When considering an adventure such as mountain gorilla trekking, the subject of safety inevitably comes up in the conversation. The reality is that close contact with mountain gorillas is considered very safe, in comparison with other wild animals. Of course, in order to ensure one’s safety, rules have to be followed, and there are a number of important dos and don’ts.
Before one is allowed to venture off into the forests of East Africa in search of the rare and endangered mountain gorillas, each and every tracker is subjected to a briefing at the park headquarters outlining how they should behave. Mountain gorillas in the wild are not considered dangerous, as long as they are comfortable and relaxed. Recently there have been attacks by gorillas that were in captivity because in small compounds the gorillas are neither comfortable nor relaxed and as such can be hostile under such circumstances.
The park rangers are very specific with regards to the critical distance of 7 metres – this is the closest the trackers are permitted to be when observing the gorillas. No food or drinks are permitted to be consumed in the presence of the silverbacks and their families. Staring into the eyes of the gorillas is not permitted as it may be misunderstood as an act of hostility. If a gorilla comes close up to someone, the person must not run, but sit very still until the gorilla has moved away, crouching and acting in a submissive way is your best course of action. Speaking quietly while tracking gorillas is a must, as well as not making any sudden moves, these can be seen as a threat to the gorillas. When taking pictures, one is not permitted to use a flash, since that will most probably startle the gorillas, who may charge.

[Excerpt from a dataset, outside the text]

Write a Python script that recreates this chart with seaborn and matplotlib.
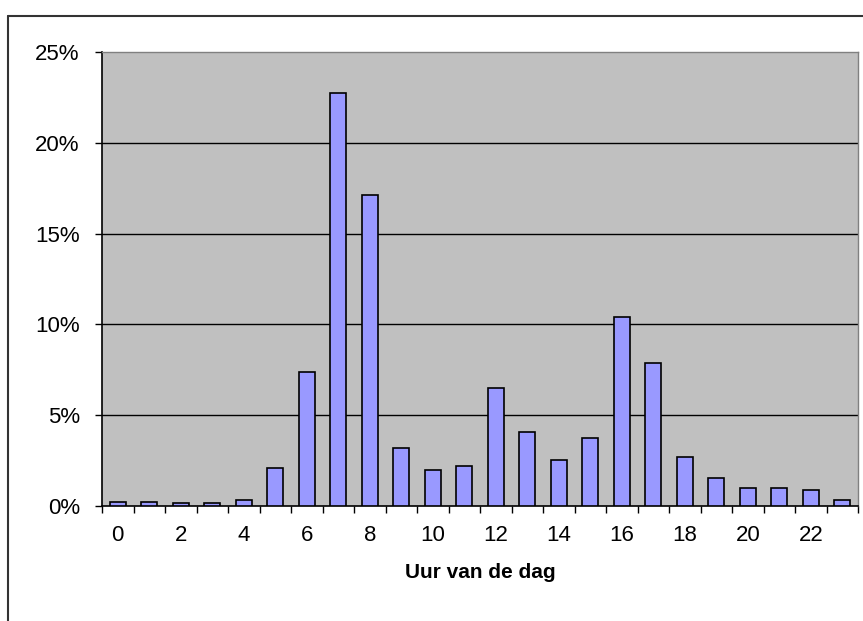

These are strict rules that must be followed, with no exceptions. If these rules are followed there is very little chance of any hostile behaviour on the part of the gorillas. They are known as the ‘gentle giants’ of the forest and for very good reason. The gorilla families that trackers are permitted to search for have been habituated, which means they are used to human encounters and as such do not pose any danger. The habituation of the gorillas takes a minimum of two years and has been very successful.
Park Officials are vigilant and constantly on the watch for any dangers, such as human guerrillas, in the national parks, as are the UN Peacekeepers that are in these areas specifically on the lookout for guerrillas. Tour guides and travel agents update their information on security concerns for travellers daily and both wildlife authorities and police departments are alerted immediately there are any dangers for visiting travellers.
In Bwindi and Mgahinga National Parks in Uganda and Volcanoes National Park in Rwanda, there are no guerrillas, just gorillas. These two countries have made security and safety a prime directive and as such there have been no incidents against visitors in the national parks of Uganda and Rwanda.
It is therefore worthwhile for every traveller on an African Safari to engage in the adventurous activity of mountain gorilla trekking in Rwanda, Uganda or the Democratic republic of Congo.